*Supplied data*:
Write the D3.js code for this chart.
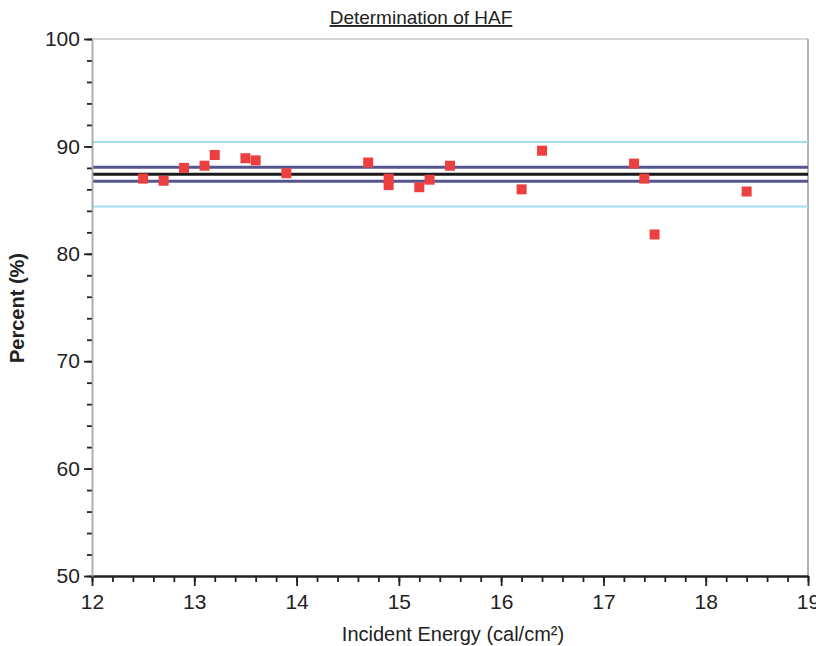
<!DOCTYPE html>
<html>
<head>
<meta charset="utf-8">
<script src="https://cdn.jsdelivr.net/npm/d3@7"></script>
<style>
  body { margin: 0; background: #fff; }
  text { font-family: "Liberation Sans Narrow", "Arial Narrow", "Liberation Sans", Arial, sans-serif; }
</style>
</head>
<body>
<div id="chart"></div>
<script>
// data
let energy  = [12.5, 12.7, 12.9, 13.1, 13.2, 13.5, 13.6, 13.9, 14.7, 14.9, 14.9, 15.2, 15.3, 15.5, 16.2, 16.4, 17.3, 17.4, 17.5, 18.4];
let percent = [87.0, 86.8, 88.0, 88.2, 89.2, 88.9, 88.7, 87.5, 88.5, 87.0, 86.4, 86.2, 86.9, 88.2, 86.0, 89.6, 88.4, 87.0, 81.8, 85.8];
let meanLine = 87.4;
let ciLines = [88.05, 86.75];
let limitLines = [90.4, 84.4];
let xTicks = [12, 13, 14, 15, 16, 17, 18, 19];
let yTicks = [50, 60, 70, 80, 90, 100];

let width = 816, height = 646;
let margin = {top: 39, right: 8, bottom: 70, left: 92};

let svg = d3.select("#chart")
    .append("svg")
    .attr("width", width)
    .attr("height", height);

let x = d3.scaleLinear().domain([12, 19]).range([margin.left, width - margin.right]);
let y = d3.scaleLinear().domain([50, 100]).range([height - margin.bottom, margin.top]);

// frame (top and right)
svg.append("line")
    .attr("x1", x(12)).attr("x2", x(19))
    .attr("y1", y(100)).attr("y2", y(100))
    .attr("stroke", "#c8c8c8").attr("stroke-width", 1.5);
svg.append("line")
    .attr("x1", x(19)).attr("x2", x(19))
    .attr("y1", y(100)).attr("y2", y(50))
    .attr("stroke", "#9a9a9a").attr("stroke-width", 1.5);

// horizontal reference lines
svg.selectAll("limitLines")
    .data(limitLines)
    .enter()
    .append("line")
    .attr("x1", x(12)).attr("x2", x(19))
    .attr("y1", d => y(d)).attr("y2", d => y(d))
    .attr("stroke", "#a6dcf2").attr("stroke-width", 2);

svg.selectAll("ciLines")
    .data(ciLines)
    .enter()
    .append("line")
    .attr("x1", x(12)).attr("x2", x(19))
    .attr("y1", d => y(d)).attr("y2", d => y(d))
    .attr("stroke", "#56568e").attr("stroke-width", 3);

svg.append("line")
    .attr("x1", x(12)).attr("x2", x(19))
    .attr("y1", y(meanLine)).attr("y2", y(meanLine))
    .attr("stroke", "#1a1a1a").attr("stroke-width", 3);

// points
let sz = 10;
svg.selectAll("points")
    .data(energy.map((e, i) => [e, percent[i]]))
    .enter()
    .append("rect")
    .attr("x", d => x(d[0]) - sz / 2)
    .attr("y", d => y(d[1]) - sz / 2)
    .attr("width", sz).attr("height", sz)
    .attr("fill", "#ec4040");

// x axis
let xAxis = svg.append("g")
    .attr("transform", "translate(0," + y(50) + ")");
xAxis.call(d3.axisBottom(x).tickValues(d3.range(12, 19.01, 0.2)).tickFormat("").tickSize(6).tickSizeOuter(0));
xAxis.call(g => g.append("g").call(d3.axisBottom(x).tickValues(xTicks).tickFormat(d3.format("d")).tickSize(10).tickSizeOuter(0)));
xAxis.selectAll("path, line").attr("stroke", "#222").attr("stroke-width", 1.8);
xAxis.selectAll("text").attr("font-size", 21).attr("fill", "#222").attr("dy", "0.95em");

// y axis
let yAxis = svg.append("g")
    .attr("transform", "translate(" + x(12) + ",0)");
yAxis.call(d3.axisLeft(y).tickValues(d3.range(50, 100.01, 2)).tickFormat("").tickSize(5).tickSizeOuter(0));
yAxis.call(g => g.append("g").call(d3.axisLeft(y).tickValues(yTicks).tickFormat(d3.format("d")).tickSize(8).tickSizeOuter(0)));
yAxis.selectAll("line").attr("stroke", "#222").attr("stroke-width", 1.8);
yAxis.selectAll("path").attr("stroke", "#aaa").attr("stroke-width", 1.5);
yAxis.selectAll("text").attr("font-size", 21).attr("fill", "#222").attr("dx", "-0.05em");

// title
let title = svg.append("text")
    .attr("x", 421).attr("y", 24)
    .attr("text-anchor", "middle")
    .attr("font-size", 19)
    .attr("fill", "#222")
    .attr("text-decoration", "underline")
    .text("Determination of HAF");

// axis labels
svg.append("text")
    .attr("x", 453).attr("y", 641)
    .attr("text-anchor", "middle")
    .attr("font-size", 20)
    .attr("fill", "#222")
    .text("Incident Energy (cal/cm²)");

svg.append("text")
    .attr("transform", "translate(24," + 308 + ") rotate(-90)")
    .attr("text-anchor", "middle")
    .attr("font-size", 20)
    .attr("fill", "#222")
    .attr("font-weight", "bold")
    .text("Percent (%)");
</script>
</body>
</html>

*Instructions to follow*:
Copy the material above in full and exactly, skipping pictures.

*Right answer*:
Write the D3.js code for this chart.
<!DOCTYPE html>
<html>
<head>
<meta charset="utf-8">
<script src="https://cdn.jsdelivr.net/npm/d3@7"></script>
<style>
  body { margin: 0; background: #fff; }
  text { font-family: "Liberation Sans Narrow", "Arial Narrow", "Liberation Sans", Arial, sans-serif; }
</style>
</head>
<body>
<div id="chart"></div>
<script>
// data
let energy  = [12.5, 12.7, 12.9, 13.1, 13.2, 13.5, 13.6, 13.9, 14.7, 14.9, 14.9, 15.2, 15.3, 15.5, 16.2, 16.4, 17.3, 17.4, 17.5, 18.4];
let percent = [87.0, 86.8, 88.0, 88.2, 89.2, 88.9, 88.7, 87.5, 88.5, 87.0, 86.4, 86.2, 86.9, 88.2, 86.0, 89.6, 88.4, 87.0, 81.8, 85.8];
let meanLine = 87.4;
let ciLines = [88.05, 86.75];
let limitLines = [90.4, 84.4];
let xTicks = [12, 13, 14, 15, 16, 17, 18, 19];
let yTicks = [50, 60, 70, 80, 90, 100];

let width = 816, height = 646;
let margin = {top: 39, right: 8, bottom: 70, left: 92};

let svg = d3.select("#chart")
    .append("svg")
    .attr("width", width)
    .attr("height", height);

let x = d3.scaleLinear().domain([12, 19]).range([margin.left, width - margin.right]);
let y = d3.scaleLinear().domain([50, 100]).range([height - margin.bottom, margin.top]);

// frame (top and right)
svg.append("line")
    .attr("x1", x(12)).attr("x2", x(19))
    .attr("y1", y(100)).attr("y2", y(100))
    .attr("stroke", "#c8c8c8").attr("stroke-width", 1.5);
svg.append("line")
    .attr("x1", x(19)).attr("x2", x(19))
    .attr("y1", y(100)).attr("y2", y(50))
    .attr("stroke", "#9a9a9a").attr("stroke-width", 1.5);

// horizontal reference lines
svg.selectAll("limitLines")
    .data(limitLines)
    .enter()
    .append("line")
    .attr("x1", x(12)).attr("x2", x(19))
    .attr("y1", d => y(d)).attr("y2", d => y(d))
    .attr("stroke", "#a6dcf2").attr("stroke-width", 2);

svg.selectAll("ciLines")
    .data(ciLines)
    .enter()
    .append("line")
    .attr("x1", x(12)).attr("x2", x(19))
    .attr("y1", d => y(d)).attr("y2", d => y(d))
    .attr("stroke", "#56568e").attr("stroke-width", 3);

svg.append("line")
    .attr("x1", x(12)).attr("x2", x(19))
    .attr("y1", y(meanLine)).attr("y2", y(meanLine))
    .attr("stroke", "#1a1a1a").attr("stroke-width", 3);

// points
let sz = 10;
svg.selectAll("points")
    .data(energy.map((e, i) => [e, percent[i]]))
    .enter()
    .append("rect")
    .attr("x", d => x(d[0]) - sz / 2)
    .attr("y", d => y(d[1]) - sz / 2)
    .attr("width", sz).attr("height", sz)
    .attr("fill", "#ec4040");

// x axis
let xAxis = svg.append("g")
    .attr("transform", "translate(0," + y(50) + ")");
xAxis.call(d3.axisBottom(x).tickValues(d3.range(12, 19.01, 0.2)).tickFormat("").tickSize(6).tickSizeOuter(0));
xAxis.call(g => g.append("g").call(d3.axisBottom(x).tickValues(xTicks).tickFormat(d3.format("d")).tickSize(10).tickSizeOuter(0)));
xAxis.selectAll("path, line").attr("stroke", "#222").attr("stroke-width", 1.8);
xAxis.selectAll("text").attr("font-size", 21).attr("fill", "#222").attr("dy", "0.95em");

// y axis
let yAxis = svg.append("g")
    .attr("transform", "translate(" + x(12) + ",0)");
yAxis.call(d3.axisLeft(y).tickValues(d3.range(50, 100.01, 2)).tickFormat("").tickSize(5).tickSizeOuter(0));
yAxis.call(g => g.append("g").call(d3.axisLeft(y).tickValues(yTicks).tickFormat(d3.format("d")).tickSize(8).tickSizeOuter(0)));
yAxis.selectAll("line").attr("stroke", "#222").attr("stroke-width", 1.8);
yAxis.selectAll("path").attr("stroke", "#aaa").attr("stroke-width", 1.5);
yAxis.selectAll("text").attr("font-size", 21).attr("fill", "#222").attr("dx", "-0.05em");

// title
let title = svg.append("text")
    .attr("x", 421).attr("y", 24)
    .attr("text-anchor", "middle")
    .attr("font-size", 19)
    .attr("fill", "#222")
    .attr("text-decoration", "underline")
    .text("Determination of HAF");

// axis labels
svg.append("text")
    .attr("x", 453).attr("y", 641)
    .attr("text-anchor", "middle")
    .attr("font-size", 20)
    .attr("fill", "#222")
    .text("Incident Energy (cal/cm²)");

svg.append("text")
    .attr("transform", "translate(24," + 308 + ") rotate(-90)")
    .attr("text-anchor", "middle")
    .attr("font-size", 20)
    .attr("fill", "#222")
    .attr("font-weight", "bold")
    .text("Percent (%)");
</script>
</body>
</html>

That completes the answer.